Fin de relation ou échec, une lecture par-delà les jugements

Il y a des séparations qui blessent, et d’autres qui laissent un sentiment diffus de faute. Pas seulement parce que l’histoire s’est terminée, mais parce qu’elle n’a pas « réussi ». La relation n’a pas duré, elle n’a pas rempli ce qu’on en attendait. Alors, surgit une confusion intérieure : est-ce une fin normale, ou une forme d’échec personnel ? Cette confusion ne parle pas que du lien à l’autre. Elle dit quelque chose de notre rapport à nous-même, à l’idéal, à la dette, à la réparation.
L’idéal du moi comme point de mesure
Ce que l’on vit comme un échec relationnel est souvent le reflet d’un écart entre ce que l’on a été et ce que l’on pense devoir être. Une personne qui « sait aimer », qui « sait tenir », qui « sait faire durer ». Le couple devient alors une scène où se joue la fidélité à un idéal du moi : tenir le lien, réparer ce que ses parents n’ont pas su, faire mieux, durer malgré tout. Quand la relation se termine, ce n’est pas seulement l’autre que l’on perd : c’est l’image de soi qui se fissure. On ne supporte pas la rupture parce qu’elle déstabilise une construction narcissique subtilement investie dans le lien.
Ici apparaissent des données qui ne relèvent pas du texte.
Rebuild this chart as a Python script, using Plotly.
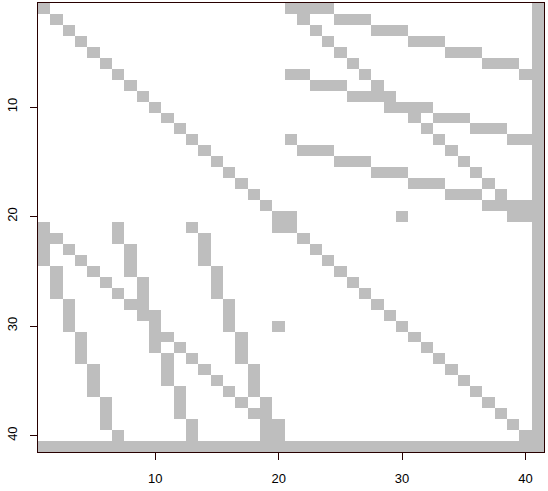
import numpy as np
import plotly.graph_objects as go

n = 41
# off-diagonal nonzeros in the upper triangle (row < col); the matrix is symmetric
pair_row = [1, 1, 1, 1, 2, 2, 2, 2, 3, 3, 3, 3, 4, 4, 4, 4, 5, 5, 5, 5,
            6, 6, 6, 6, 7, 7, 7, 7, 8, 8, 8, 8, 9, 9, 9, 9, 10, 10, 10, 10,
            11, 11, 11, 11, 12, 12, 12, 12, 13, 13, 13, 13, 14, 14, 14, 14,
            15, 15, 15, 15, 16, 16, 16, 16, 17, 17, 17, 17, 18, 18, 18, 18,
            19, 19, 19, 19, 20, 20, 20, 20]
pair_col = [21, 22, 23, 24, 22, 25, 26, 27, 23, 28, 29, 30, 24, 31, 32, 33,
            25, 34, 35, 36, 26, 37, 38, 39, 21, 22, 27, 40, 23, 24, 25, 28,
            26, 27, 28, 29, 29, 30, 31, 32, 31, 33, 34, 35, 32, 36, 37, 38,
            21, 33, 39, 40, 22, 23, 24, 34, 25, 26, 27, 35, 28, 29, 30, 36,
            31, 32, 33, 37, 34, 35, 36, 38, 37, 38, 39, 40, 21, 30, 39, 40]
full_index = [41]  # last row and column are dense
tick_vals = [10, 20, 30, 40]

z = np.zeros((n, n))
np.fill_diagonal(z, 1)
for r, c in zip(pair_row, pair_col):
    z[r - 1, c - 1] = 1
    z[c - 1, r - 1] = 1
for k in full_index:
    z[k - 1, :] = 1
    z[:, k - 1] = 1

idx = list(range(1, n + 1))

fig = go.Figure(
    go.Heatmap(
        x=idx, y=idx, z=z, zmin=0, zmax=1,
        colorscale=[[0, "#FFFFFF"], [1, "#BEBEBE"]],
        showscale=False, hoverinfo="skip",
    )
)

axis_style = dict(
    tickvals=tick_vals,
    ticks="outside",
    ticklen=7,
    tickwidth=1,
    tickcolor="rgb(40,0,0)",
    showline=True,
    linecolor="rgb(40,0,0)",
    linewidth=1,
    mirror=True,
    showgrid=False,
    zeroline=False,
    automargin=False,
)

fig.update_xaxes(range=[0.5, n + 0.5], ticklabelstandoff=7, **axis_style)
fig.update_yaxes(range=[n + 0.5, 0.5], tickangle=-90, ticklabelstandoff=8, **axis_style)

fig.update_layout(
    width=548, height=491,
    margin=dict(l=38, r=4, t=3, b=39),
    paper_bgcolor="#FFFFFF", plot_bgcolor="#FFFFFF",
    font=dict(family="Liberation Sans, Arial, sans-serif", size=13, color="#000000"),
)

fig.write_html("out.html", config={"displayModeBar": False},
               post_script="document.body.style.margin='0';")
La fin comme dette ou comme faute
Certaines personnes vivent la séparation comme un abandon ou une trahison. D’autres, au contraire, comme une dette qu’elles n’ont pas su honorer. « Je n’ai pas été à la hauteur », « je n’ai pas su aimer », « je l’ai blessé·e ». Ces formulations viennent souvent d’un imaginaire de culpabilité plus ancien. On pense mettre fin à une relation actuelle, mais on rejoue inconsciemment un scénario plus archaïque : celui d’un enfant ayant causé une souffrance qu’il ne comprend pas.
Ce que la séparation déstabilise, c’est l’économie psychique
Une relation ne sert pas qu’à aimer. Elle régule des angoisses, soutient un narcissisme, maintient un équilibre interne. Elle permet d’assigner à l’autre des parties de soi qu’on peine à porter : vulnérabilité, colère, vide. Quand la relation s’arrête, c’est toute cette économie inconsciente qui est bouleversée. On ne sait plus où déposer ce que l’on projetait, ce que l’on délégait. La perte ne se joue pas seulement sur le plan affectif, mais dans la désorganisation symbolique qui l’accompagne.
La fin comme désillusion nécessaire
Certaines ruptures font effondrer un fantasme. Celui du lien idéal, de la réparation, de l’amour qui sauve. Cela peut être vécu comme une chute. Mais cette désillusion est parfois salutaire : elle sépare le réel du fantasme, le désir du besoin, l’autre de ce qu’on attendait qu’il incarne. Ce que l’on perd, ce n’est pas toujours l’autre : c’est la croyance qu’il allait tout réparer. Et cette perte-là, bien que douloureuse, peut devenir fondatrice.
Une relecture qui libère
Penser la fin non comme un échec, mais comme un moment de vérité, permet de réintégrer ce qui a été projeté, attendu, idéalisé. Cela ne rend pas la rupture indolore, mais elle la rend pensable. Car ce n’est pas la fin du lien qui enferme, c’est l’idée que l’on s’en fait quand elle reste prisonnière d’un scénario intérieur. L’analyse n’efface pas la douleur, mais elle ouvre un espace où celle-ci peut devenir intelligible, et donc transformable.